Text tokenization
Tokenization converts plain text into a sequence of numerical values, which AI models love to handle. The text tokenizer makes this conversion as the first step of text processing.
How does text tokenization work?
-
The tokenizer splits the input text into small pieces, called tokens.
There can be more tokens than words if parts of a word (like prefixes and suffixes) are more common than the word itself. -
Language models also break the words into tokens. Therefore, when a model sees a word: “wordlessness”, it might have the tokens "word", "less", "ne", "ss".
-
For rare words the model was not trained on, such as Peltarion, it might represent the rare word as tokens: "Pel", "ta", "r", "ion".
-
If you allow the model to include Capital letters, then you will have new tokens for when the model sees words with large and small letters: Peltarion could be tokenized differently from peltarion.
-
The Sequence length is enforced by truncating or padding the sequence of tokens.

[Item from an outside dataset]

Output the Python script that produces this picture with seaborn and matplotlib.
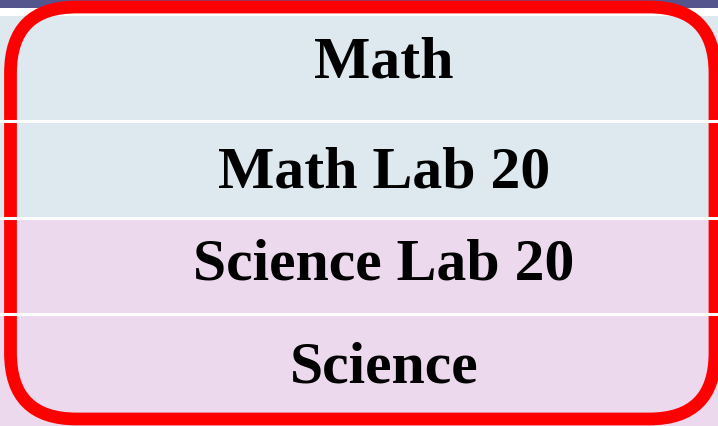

Longer sequences take longer to process, but shorter sequence may ignore the end of the original text. -
Special tokens that may be required by some NLP models are added, and every token is then replaced with an integer value.
-
The sequence of integers is ready to be processed by the core of a language processing block like Multilingual BERT, Sentence XLM-R, or the Universal sentence encoder.
Different NLP models use different tokenizers, which split and convert text in slightly different ways. Sentence XLM-R uses SentencePiece under the hood, while English BERT uses WordPiece.